Balancing Fairness and Privacy in AI-Aided Recruitment

Extra efficiency is little comfort if the results are worse than before.

An analysis called Fairness, AI & recruitment from last month by researchers at the eLaw Center for Law and Digital Technologies, Leiden University, the Netherlands, addresses an important problem. How can a company use artificial intelligence to aid in recruitment and hiring without crossing lines in privacy and social discrimination/?

AI and recruitment aren’t a sudden pairing. For years, HR departments have increasingly used computers to aid in screening candidates for potential jobs. At a simpler level, software pores through stacks of resumes, scanning for the desired combination of buzzwords to determine who might have the right combination of backgrounds and knowledge.

That starting point likely counts as a lower form of AI. There have been more sophisticated attempts, like the Amazon.com internal project to apply machine learning. In 2018, the company scrapped the project because it had become a disaster. Amazon has been trying to develop a system since 2014 to mechanize the search for talent and in the process eliminate gender bias in hiring.

“Everyone wanted this holy grail,” a source told Reuters. “They literally wanted it to be an engine where I’m going to give you 100 resumes, it will spit out the top five, and we’ll hire those.”

They assumed that applying machine learning to a 10-year collection of resumes and hiring decisions would let the software determine how to replicate the decision process. That turned out to be a stumbling block because the software succeeded. It reproduced the inclination to hire mostly men for technical positions, applying logic like reportedly screening out for the use of the term “women’s” in a resume and downgrading graduates of all women’s colleges. On top of that, the software would often recommend unqualified people for jobs because of data problems.
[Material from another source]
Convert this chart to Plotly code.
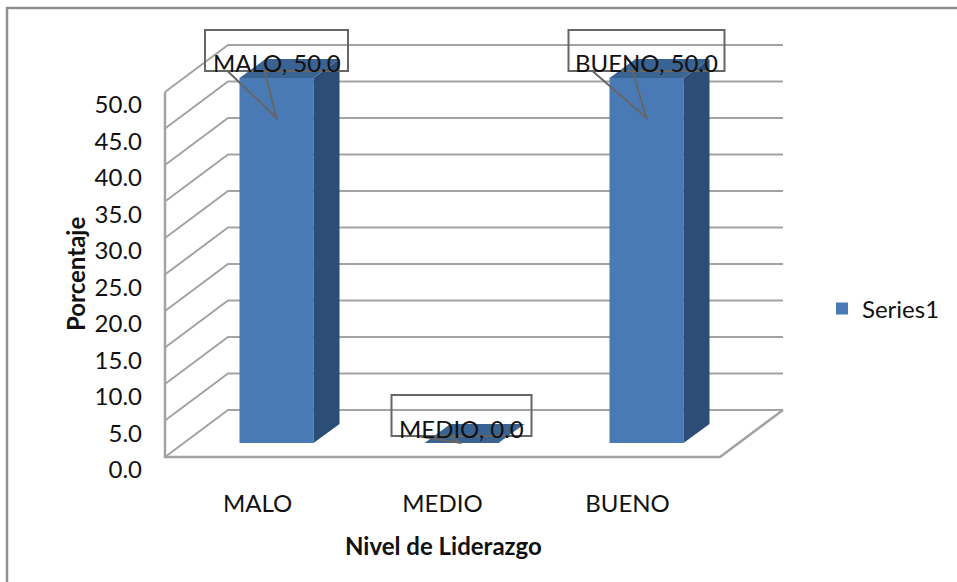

After years of development and expense, executives gave up and closed the project.

That’s a clear example of a social bias that can creep into hiring even as companies want technology to help improve the efficiency of “identifying, attracting, screening, evaluating, interviewing, and managing job applicants.” However, there are limitations to what software can do. In the case of Amazon, it faithfully learned what decisions humans had made before.

This is a central problem in at least some types of AI. If you want to base actions on history, you’ll get exactly what people decided to do in the past, with something like goals in using technology can be another source of frustration.
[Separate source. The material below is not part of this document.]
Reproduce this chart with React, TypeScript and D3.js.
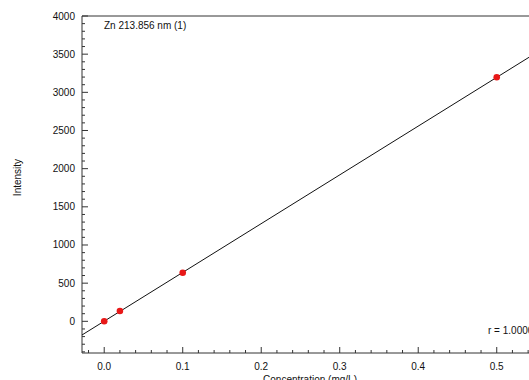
import React from "react";
import * as d3 from "d3";

const concentrations = [0.0, 0.02, 0.1, 0.5];
const intensities = [0, 135, 637, 3197];
const yTickValues = [0, 500, 1000, 1500, 2000, 2500, 3000, 3500, 4000];
const xTickValues = [0.0, 0.1, 0.2, 0.3, 0.4, 0.5];
const titleText = "Zn 213.856 nm (1)";
const rText = "r = 1.0000";
const xLabel = "Concentration (mg/L)";
const yLabel = "Intensity";

const W = 529;
const H = 380;
const FONT = "'Liberation Sans', Arial, sans-serif";

export default function App() {
  const x = d3.scaleLinear().domain([-0.0283, 0.5411]).range([82, 529]);
  const y = d3.scaleLinear().domain([-415, 4000]).range([353, 16]);

  // least squares fit
  const mx = d3.mean(concentrations) as number;
  const my = d3.mean(intensities) as number;
  let sxy = 0, sxx = 0;
  concentrations.forEach((c, i) => {
    sxy += (c - mx) * (intensities[i] - my);
    sxx += (c - mx) * (c - mx);
  });
  const slope = sxy / sxx;
  const intercept = my - slope * mx;
  const [x0, x1] = x.domain();
  const lineGen = d3.line<number>().x((d) => x(d)).y((d) => y(slope * d + intercept));

  const yMinor = d3.range(-400, 4001, 100).filter((v) => v % 500 !== 0);
  const xMinor = d3.range(-0.02, 0.5411, 0.02).map((v) => Math.round(v * 100) / 100).filter((v) => Math.round(v * 100) % 10 !== 0);

  const axisColor = "#333";

  return (
    <svg width={W} height={H} style={{ position: "absolute", left: 0, top: 0, background: "#fff" }} fontFamily={FONT}>
      <defs>
        <clipPath id="plot">
          <rect x={82} y={16} width={W - 82} height={353 - 16} />
        </clipPath>
      </defs>
      {/* frame */}
      <line x1={82} x2={W} y1={16} y2={16} stroke={axisColor} strokeWidth={1} />
      <line x1={82} x2={82} y1={16} y2={353} stroke={axisColor} strokeWidth={1} />
      <line x1={82} x2={W} y1={353} y2={353} stroke={axisColor} strokeWidth={1} />

      {/* y ticks */}
      {yTickValues.map((v) => (
        <g key={"y" + v}>
          <line x1={82} x2={88} y1={y(v)} y2={y(v)} stroke={axisColor} />
          <text x={75} y={y(v)} dy="0.35em" textAnchor="end" fontSize={10} fill="#111">
            {v}
          </text>
        </g>
      ))}
      {yMinor.map((v) => (
        <line key={"ym" + v} x1={82} x2={85} y1={y(v)} y2={y(v)} stroke={axisColor} />
      ))}

      {/* x ticks */}
      {xTickValues.map((v) => (
        <g key={"x" + v}>
          <line x1={x(v)} x2={x(v)} y1={353} y2={347} stroke={axisColor} />
          <text x={x(v)} y={369.5} textAnchor="middle" fontSize={10} fill="#111">
            {d3.format(".1f")(v)}
          </text>
        </g>
      ))}
      {xMinor.map((v) => (
        <line key={"xm" + v} x1={x(v)} x2={x(v)} y1={353} y2={350} stroke={axisColor} />
      ))}

      {/* labels */}
      <text x={310} y={383} textAnchor="middle" fontSize={10} fill="#111">
        {xLabel}
      </text>
      <text transform="translate(20.5,177.5) rotate(-90)" textAnchor="middle" fontSize={10} fill="#111">
        {yLabel}
      </text>
      <text x={104} y={29} fontSize={10} fill="#111">
        {titleText}
      </text>
      <text x={488} y={334} fontSize={10} fill="#111">
        {rText}
      </text>

      {/* regression line */}
      <g clipPath="url(#plot)">
        <path d={lineGen([x0, x1]) || ""} fill="none" stroke="#111" strokeWidth={1} />
      </g>

      {/* points */}
      {concentrations.map((c, i) => (
        <circle key={"p" + i} cx={x(c)} cy={y(intensities[i])} r={3.3} fill="#e81818" />
      ))}
    </svg>
  );
}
If you want to achieve an abstract concept like fairness in hiring, how will you define being fair? “In this respect, we claim that what qualifies as fair in AI applications in the hiring process requires more precise delineation to ensure legal certainty concerning the roles and responsibilities of the ecosystem surrounding the creation of these tools and their further application in these processes, and the guarantee of the user rights in an increasingly automated workplace,” the researchers said. Job applicants want a procedural definition while HR practitioners look more to filling a vacancy, not trying the applications in a particular way.

The researchers also noted that the process can retail and use data in ways that are incompatible with data protection laws.